Cloud feedbacks associated with anvil cirrus are some of the most uncertain. The Deep Convective Microphysics EXperiment (DCMEX) aims to reduce this uncertainty by improving the representation of microphysical processes in climate models. In support of this aim, we present analysis of the cloud radiative properties from cloud-resolving simulations with the Met Office Unified Model (UM). We apply the Cloud AeroSol Interacting Microphysics (CASIM) module within the UM. 

Overall, the results suggest that an increase in cloud droplet number or ice nucleating particles can increase the reflectivity of anvil cloud. However, the magnitude of these effects shows a dependency on environmental conditions such as wind shear.

Our simulations are based upon a number of case studies from the DCMEX 2022 field campaign held over the Magdalena Mountains in central New Mexico.

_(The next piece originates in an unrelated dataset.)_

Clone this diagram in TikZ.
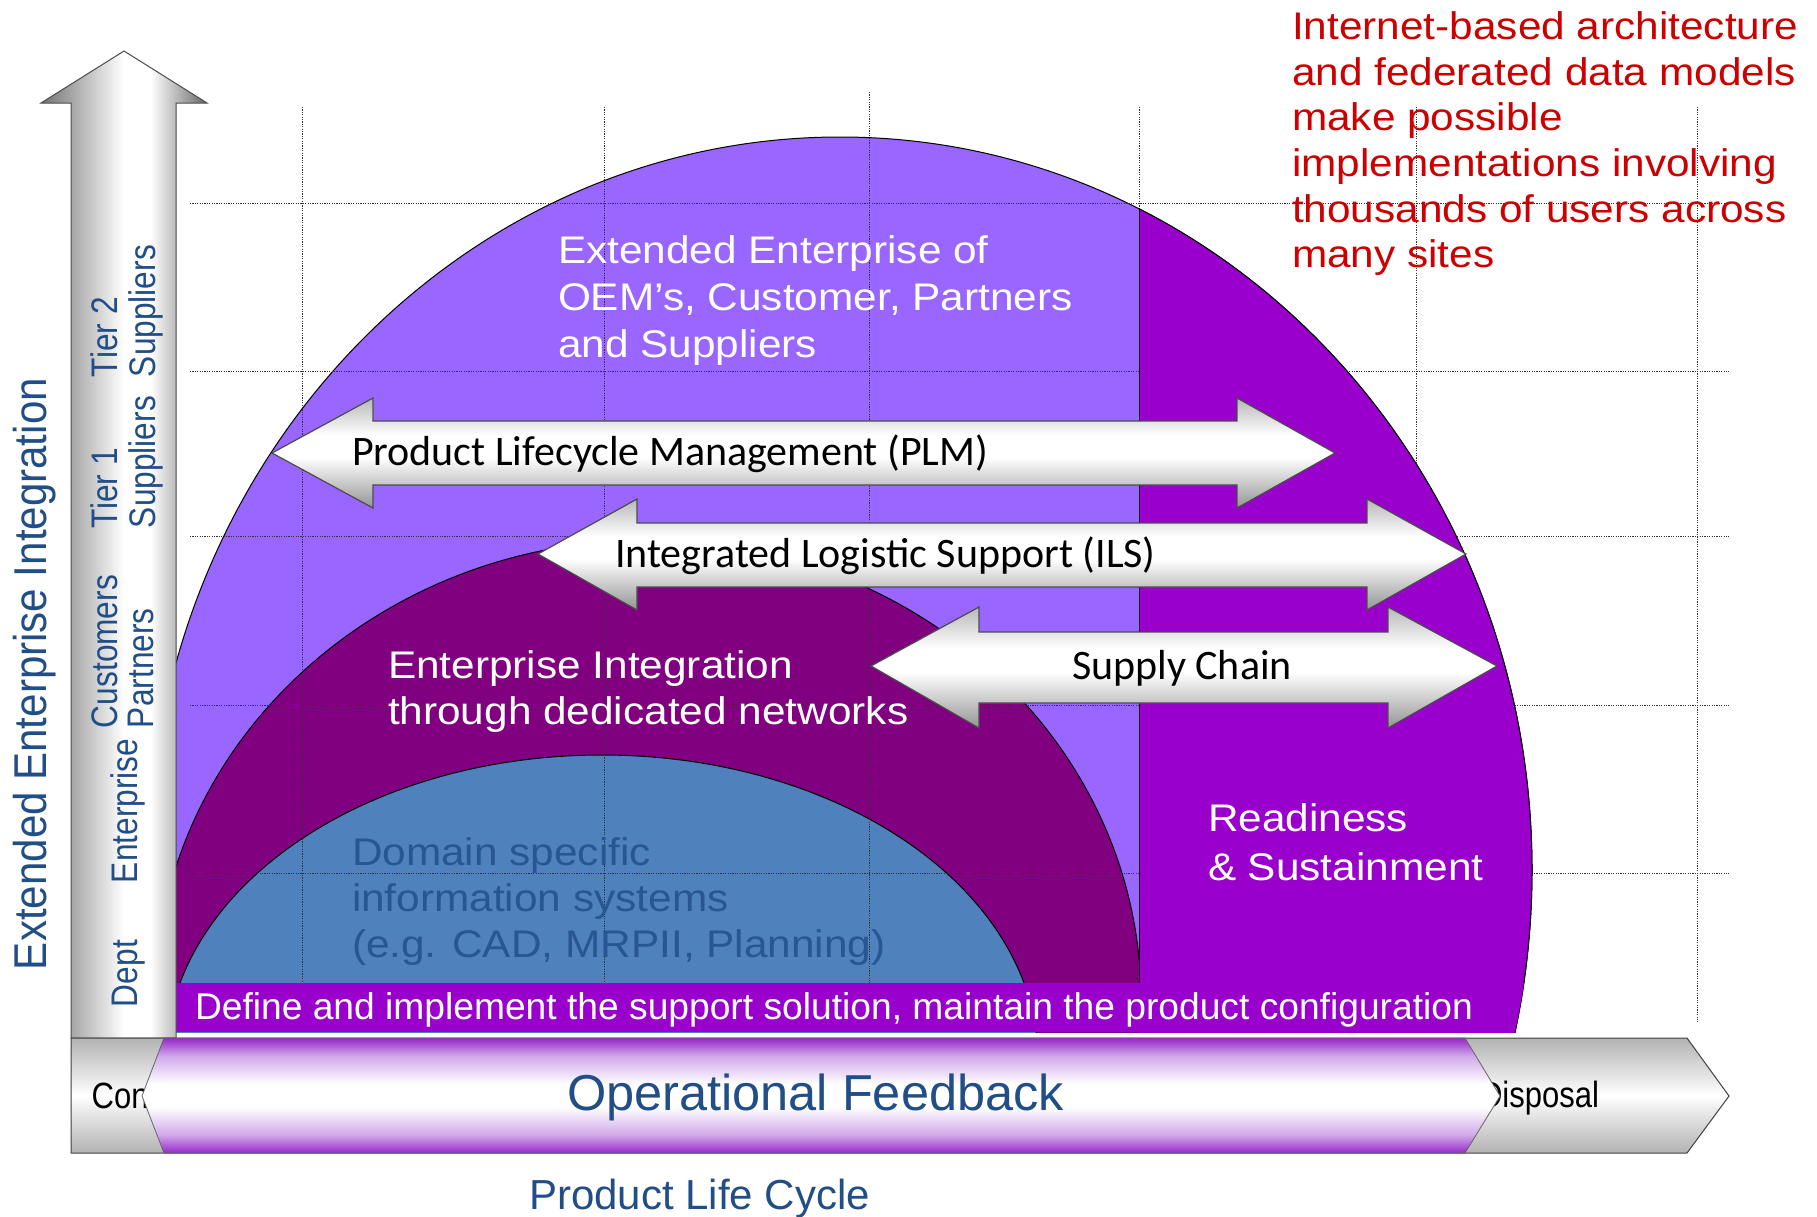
\documentclass[tikz,border=0pt]{standalone}
\usepackage{fontspec}
\setmainfont{Liberation Sans}
\newfontfamily\wideA[FakeStretch=1.1]{Liberation Sans}
\newfontfamily\narrowA[FakeStretch=0.85]{Liberation Sans}
\newfontfamily\axisA[FakeStretch=0.915]{Liberation Sans}
\newfontfamily\lblA[FakeStretch=0.855]{Liberation Sans}
\newfontfamily\calA{Carlito}
\definecolor{lpurple}{HTML}{9966FF}
\definecolor{maroonD}{HTML}{800080}
\definecolor{blueD}{HTML}{4F81BD}
\definecolor{dpurple}{HTML}{9900CC}
\definecolor{redT}{HTML}{CC0000}
\definecolor{blueT}{HTML}{214E87}
\definecolor{domT}{HTML}{275692}
\definecolor{pB}{HTML}{9628C8}
\definecolor{pL}{HTML}{D2AAEB}
\definecolor{gA}{gray}{0.58}
\definecolor{gB}{gray}{0.72}
\definecolor{gC}{gray}{0.45}
\definecolor{gD}{gray}{0.40}
\definecolor{gE}{gray}{0.70}
\pgfdeclareverticalshading{dblshade}{100bp}{color(0bp)=(gA); color(25bp)=(gA); color(48bp)=(white); color(58bp)=(white); color(75bp)=(gB); color(100bp)=(gB)}
\pgfdeclarehorizontalshading{vshade}{100bp}{color(0bp)=(gC); color(25bp)=(gC); color(50bp)=(white); color(58bp)=(white); color(75bp)=(gD); color(100bp)=(gD)}
\pgfdeclareverticalshading{hshade}{100bp}{color(0bp)=(gE); color(25bp)=(gE); color(50bp)=(white); color(75bp)=(gE); color(100bp)=(gE)}
\pgfdeclareverticalshading{fbshade}{100bp}{color(0bp)=(pB); color(25bp)=(pB); color(33bp)=(pL); color(45bp)=(white); color(55bp)=(white); color(67bp)=(pL); color(75bp)=(pB); color(100bp)=(pB)}
\tikzset{
  every node/.style={inner sep=0pt, outer sep=0pt},
  gridline/.style={black!80, line width=0.9pt, dash pattern=on 1.2pt off 1.2pt},
  domeline/.style={draw=black, line width=1pt},
  dblarrow/.style={shading=dblshade, draw=black!70, line width=1.2pt},
  bigtxt/.style={font=\wideA\fontsize{38.5}{46}\selectfont, anchor=base west},
  caltxt/.style={font=\calA\fontsize{42}{50}\selectfont, anchor=base west, black},
  lbltxt/.style={font=\lblA\fontsize{37}{44}\selectfont, anchor=base west, rotate=90, blueT},
  phasetxt/.style={font=\narrowA\fontsize{36.5}{44}\selectfont, anchor=base west, black}
}
\begin{document}
\begin{tikzpicture}[x=1pt, y=-1pt]
\useasboundingbox (0,0) rectangle (1817,1216);
\fill[white] (0,0) rectangle (1817,1216);

% domes
\begin{scope}
  \clip (176,0) rectangle (1817,1032);
  \filldraw[fill=lpurple, domeline] (840,870) ellipse [x radius=692pt, y radius=733pt];
  \filldraw[fill=maroonD, domeline] (648,1000) ellipse [x radius=493pt, y radius=460pt];
  \filldraw[fill=blueD, domeline] (602,1060) ellipse [x radius=436pt, y radius=305pt];
\end{scope}

% grid
\foreach \gx/\gt in {302/107, 604/107, 869/92, 1139/107, 1416/107, 1697/107}
  \draw[gridline] (\gx,\gt) -- (\gx,1022);
\foreach \gy in {203, 371, 536, 705, 873}
  \draw[gridline] (190,\gy) -- (1729,\gy);

% readiness region
\begin{scope}
  \clip (1139,0) rectangle (1817,1032);
  \filldraw[fill=dpurple, domeline] (840,870) ellipse [x radius=692pt, y radius=733pt];
\end{scope}
\draw[black, line width=1pt] (1139,209) -- (1139,983);

% support bar
\begin{scope}
  \clip (840,870) ellipse [x radius=692pt, y radius=733pt];
  \fill[dpurple] (176,983) rectangle (1817,1032);
\end{scope}

% vertical axis arrow
\shadedraw[shading=vshade, draw=black!70, line width=1pt]
  (71,1038) -- (71,103) -- (41,103) -- (124,51) -- (207,103) -- (176,103) -- (176,1038) -- cycle;

% horizontal life-cycle arrow
\shadedraw[shading=hshade, draw=black!75, line width=1pt]
  (71,1038) -- (1687,1038) -- (1729,1096) -- (1687,1153) -- (71,1153) -- cycle;
\node[phasetxt] (con) at (91.7,1108) {Concept};
\node[phasetxt] (disp) at (1480,1107) {Disposal};

% operational feedback arrow
\shadedraw[shading=fbshade, draw=black!60, line width=0.8pt]
  (142,1096) -- (164,1038) -- (1465,1038) -- (1500,1096) -- (1465,1153) -- (164,1153) -- cycle;
\node[font=\fontsize{50.5}{60}\selectfont, anchor=base, blueT] (fb) at (815.5,1110) {Operational Feedback};

% double arrows
\shadedraw[dblarrow] (272,453) -- (373,398) -- (373,421) -- (1237,421) -- (1237,398) -- (1335,453)
  -- (1237,508) -- (1237,485) -- (373,485) -- (373,508) -- cycle;
\shadedraw[dblarrow] (538,554) -- (637,499) -- (637,523) -- (1367,523) -- (1367,499) -- (1466,554)
  -- (1367,610) -- (1367,587) -- (637,587) -- (637,610) -- cycle;
\shadedraw[dblarrow] (871,666) -- (979,607) -- (979,632) -- (1388,632) -- (1388,607) -- (1497,666)
  -- (1388,728) -- (1388,703) -- (979,703) -- (979,728) -- cycle;
\node[caltxt] (plm) at (352,465) {Product Lifecycle Management (PLM)};
\node[caltxt] (ils) at (615,567) {Integrated Logistic Support (ILS)};
\node[caltxt] (sc) at (1072,679) {Supply Chain};

% texts in domes
\node[bigtxt, white] (ee1) at (558,263) {Extended Enterprise of};
\node[bigtxt, white] (ee2) at (558,310) {OEM’s, Customer, Partners};
\node[bigtxt, white] (ee3) at (558,357) {and Suppliers};
\node[bigtxt, white] (ei1) at (388,678) {Enterprise Integration};
\node[bigtxt, white] (ei2) at (388,724) {through dedicated networks};
\node[bigtxt, domT] (ds1) at (352,865) {Domain specific};
\node[bigtxt, domT] (ds2) at (352,911) {information systems};
\node[bigtxt, domT] (ds3) at (352,957) {(e.g. CAD, MRPII, Planning)};
\node[bigtxt, white] (rs1) at (1208,831) {Readiness};
\node[bigtxt, white] (rs2) at (1208,880) {\& Sustainment};
\node[font=\fontsize{37.2}{44}\selectfont, anchor=base west, white] (bar) at (195,1019) {Define and implement the support solution, maintain the product configuration};

% red note
\node[bigtxt, redT] (r1) at (1292,39) {Internet-based architecture};
\node[bigtxt, redT] (r2) at (1292,85) {and federated data models};
\node[bigtxt, redT] (r3) at (1292,130.5) {make possible};
\node[bigtxt, redT] (r4) at (1292,176) {implementations involving};
\node[bigtxt, redT] (r5) at (1292,222) {thousands of users across};
\node[bigtxt, redT] (r6) at (1292,267.5) {many sites};

% axis labels
\node[font=\axisA\fontsize{46}{54}\selectfont, anchor=base west, rotate=90, blueT] (yax) at (46,970) {Extended Enterprise Integration};
\node[lbltxt] (t2a) at (117,377) {Tier 2};
\node[lbltxt] (t2b) at (155,377) {Suppliers};
\node[lbltxt] (t1a) at (117,528) {Tier 1};
\node[lbltxt] (t1b) at (155,528) {Suppliers};
\node[lbltxt] (cpa) at (117,728) {Customers};
\node[lbltxt] (cpb) at (153,728) {Partners};
\node[lbltxt] (ent) at (137,883) {Enterprise};
\node[lbltxt] (dep) at (137,1007) {Dept};
\node[font=\fontsize{42}{50}\selectfont, anchor=base west, blueT] (xax) at (529,1209) {Product Life Cycle};
\end{tikzpicture}
\end{document}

In the campaign, numerous cases of deep convective cloud formation were observed using the FAAM aircraft, radar,  ground-based aerosol instruments,  and automated cameras. A number of observation-informed, sensitivity simulations have been performed to explore the representation of cloud microphysics within the UM-CASIM model. 

With the model sensitivity simulations we explore the effect of a range of measured microphysical features. The features include: 1) Cloud droplet number concentration, 2) Temperature dependence of heterogeneous freezing, and 3) Secondary ice formation rate from the Hallett-Mossop process.

There is consistently higher outgoing radiation from high cloud, and across the whole domain, in experiments using higher cloud droplet concentration. This aggregate radiative effect manifests from changes in anvil cloud area and reflectivity. Experiments using the ice nucleating particle-temperature relationship derived from DCMEX observations are compared to a simulation using the widely-used Cooper curve. We find an increase in high cloud reflectivity in several cases, but the magnitude of the difference varies from 0-10%, depending on environmental conditions. Overall, the sensitivity experiments vary in all-domain mean outgoing radiation by greater than 10 Wm-2.

Our results offer an important contribution to the understanding of anvil cloud effects on climate through describing the potential effect of small-scale processes on radiation. These microphysical processes are not well represented in climate models. Our finding that their effect depends on environmental conditions encourages a focus on evaluation methods that take this into consideration.